15. The net result of the aforesaid discussion is that T. No. 811585 (812101) was not restored at all by the respondents on 2-6-1987 as claimed by the respondents and therefore, the appellants are not liable to pay the amount of arrears claimed vide bills Exhs. 35 and 36. Consequently, on the ground of arrears, for non-payment of the said arrears, the respondents were not entitled to disconnect the residential T. No. 347398. Therefore, the appellant-plaintiffs are entitled to the restoration of T. No. 811585 (812101) and 347398. Mr. Trivedi, Party-in-person, has stated that the possession of the factory, which was running on lease has been handed over to the J lessor on expiry of the lease period.

16. Therefore, he requests that T. No. 811585 (812101) may be ordered to be transferred and shifted to his residence. In view of the fact that the appellants are succeeding in this appeal, there will not be any difficulty in acceding to his request.

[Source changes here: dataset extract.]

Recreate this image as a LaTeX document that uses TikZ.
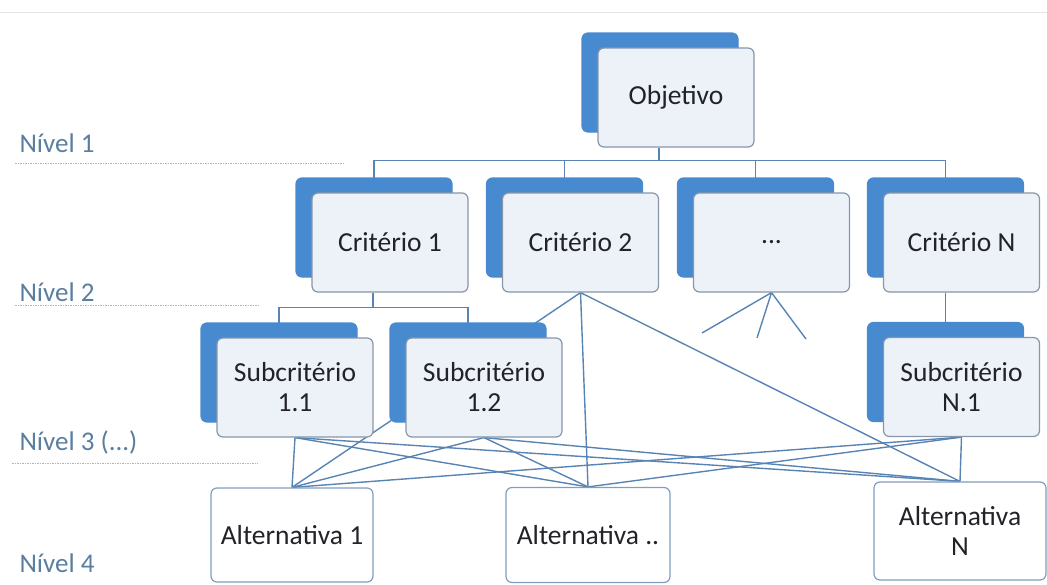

17. In the result, this appeal is allowed with costs. The judgment and order passed by the learned City Civil Judge, Court No. 22, Ahmedabad in Civil Suit No. 1969 of 1990 is set aside and it is declared that the disconnection of T. Nos. 811585 (812101) and 347398 allotted to the appellant-plaintiffs was illegal, arbitrary and bad in law and the respondent-defendants are directed to reconnect the said two telephones at the residence of appellant-plaintiff No. 2 within four weeks from today.